**Supplied material**
____________
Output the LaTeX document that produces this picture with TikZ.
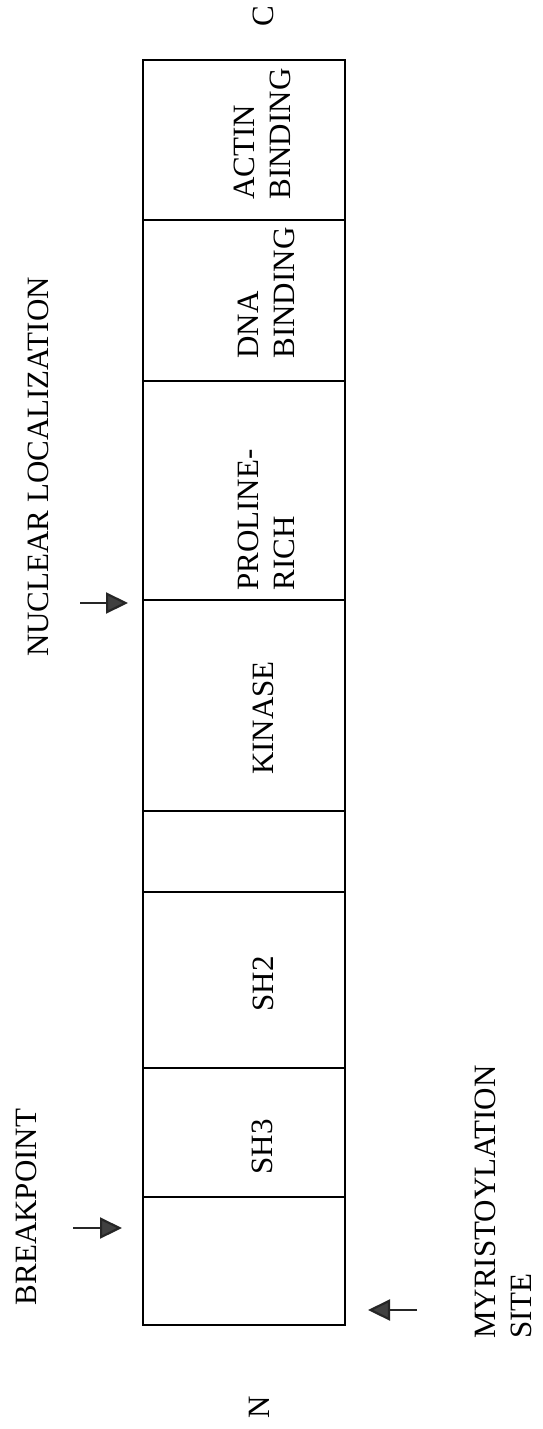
\documentclass[tikz,border=0pt]{standalone}
\newcommand{\BoxLeft}{143}
\newcommand{\BoxRight}{345}
\newcommand{\BoxTop}{60}
\newcommand{\BoxBottom}{1325}
\newcommand{\LabelX}{263}
\usepackage{fontspec}
\setmainfont{Liberation Serif}
\usepackage{xcolor}
\usepackage{tikz}
\usetikzlibrary{arrows.meta}

\begin{document}
\begin{tikzpicture}[x=1pt,y=-1pt,
  segtext/.style={font=\fontsize{31}{36}\selectfont,rotate=90,inner sep=0pt,align=left},
  pointer/.style={line width=2.2pt,draw=black!85,-{Triangle[length=22pt,width=21pt,fill=black!75]}}]
\useasboundingbox (0,0) rectangle (543,1429);
% protein bar, C end at the top
\draw[line width=2.4pt] (\BoxLeft,\BoxTop) rectangle (\BoxRight,\BoxBottom);
\draw[line width=2pt] (\BoxLeft,220)--(\BoxRight,220) (\BoxLeft,381)--(\BoxRight,381)
 (\BoxLeft,600)--(\BoxRight,600) (\BoxLeft,811)--(\BoxRight,811)
 (\BoxLeft,892)--(\BoxRight,892) (\BoxLeft,1068)--(\BoxRight,1068)
 (\BoxLeft,1197)--(\BoxRight,1197);
\node[segtext] (actin) at (262,134) {ACTIN\\BINDING};
\node[segtext] (dnabind) at (266,293) {DNA\\BINDING};
\node[segtext] (proline) at (266,520) {PROLINE-\\RICH};
\node[segtext] (kinase) at (\LabelX,718) {KINASE};
\node[segtext] (shtwo) at (\LabelX,984) {SH2};
\node[segtext] (shthree) at (262,1147) {SH3};
\node[segtext] (cterm) at (\LabelX,16) {C};
\node[segtext] (nterm) at (259,1407) {N};
% sites along the bar
\node[segtext] (nucloc) at (38,467) {NUCLEAR LOCALIZATION};
\node[segtext] (breakpt) at (26,1207) {BREAKPOINT};
\node[segtext] (myrsite) at (503,1202) {MYRISTOYLATION\\SITE};
\coordinate (nucloc tail) at (80,603);
\coordinate (nucloc tip) at (128,603);
\coordinate (breakpt tail) at (73,1228);
\coordinate (breakpt tip) at (122,1228);
\coordinate (myrsite tail) at (417,1310);
\coordinate (myrsite tip) at (368,1310);
\draw[pointer] (nucloc tail)--(nucloc tip);
\draw[pointer] (breakpt tail)--(breakpt tip);
\draw[pointer] (myrsite tail)--(myrsite tip);
\end{tikzpicture}
\end{document}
____________
**What the task asks**
Transcribe the listing in full and omit the pictures.

**Response below**
Output the LaTeX document that produces this picture with TikZ.
\documentclass[tikz,border=0pt]{standalone}
\newcommand{\BoxLeft}{143}
\newcommand{\BoxRight}{345}
\newcommand{\BoxTop}{60}
\newcommand{\BoxBottom}{1325}
\newcommand{\LabelX}{263}
\usepackage{fontspec}
\setmainfont{Liberation Serif}
\usepackage{xcolor}
\usepackage{tikz}
\usetikzlibrary{arrows.meta}

\begin{document}
\begin{tikzpicture}[x=1pt,y=-1pt,
  segtext/.style={font=\fontsize{31}{36}\selectfont,rotate=90,inner sep=0pt,align=left},
  pointer/.style={line width=2.2pt,draw=black!85,-{Triangle[length=22pt,width=21pt,fill=black!75]}}]
\useasboundingbox (0,0) rectangle (543,1429);
% protein bar, C end at the top
\draw[line width=2.4pt] (\BoxLeft,\BoxTop) rectangle (\BoxRight,\BoxBottom);
\draw[line width=2pt] (\BoxLeft,220)--(\BoxRight,220) (\BoxLeft,381)--(\BoxRight,381)
 (\BoxLeft,600)--(\BoxRight,600) (\BoxLeft,811)--(\BoxRight,811)
 (\BoxLeft,892)--(\BoxRight,892) (\BoxLeft,1068)--(\BoxRight,1068)
 (\BoxLeft,1197)--(\BoxRight,1197);
\node[segtext] (actin) at (262,134) {ACTIN\\BINDING};
\node[segtext] (dnabind) at (266,293) {DNA\\BINDING};
\node[segtext] (proline) at (266,520) {PROLINE-\\RICH};
\node[segtext] (kinase) at (\LabelX,718) {KINASE};
\node[segtext] (shtwo) at (\LabelX,984) {SH2};
\node[segtext] (shthree) at (262,1147) {SH3};
\node[segtext] (cterm) at (\LabelX,16) {C};
\node[segtext] (nterm) at (259,1407) {N};
% sites along the bar
\node[segtext] (nucloc) at (38,467) {NUCLEAR LOCALIZATION};
\node[segtext] (breakpt) at (26,1207) {BREAKPOINT};
\node[segtext] (myrsite) at (503,1202) {MYRISTOYLATION\\SITE};
\coordinate (nucloc tail) at (80,603);
\coordinate (nucloc tip) at (128,603);
\coordinate (breakpt tail) at (73,1228);
\coordinate (breakpt tip) at (122,1228);
\coordinate (myrsite tail) at (417,1310);
\coordinate (myrsite tip) at (368,1310);
\draw[pointer] (nucloc tail)--(nucloc tip);
\draw[pointer] (breakpt tail)--(breakpt tip);
\draw[pointer] (myrsite tail)--(myrsite tip);
\end{tikzpicture}
\end{document}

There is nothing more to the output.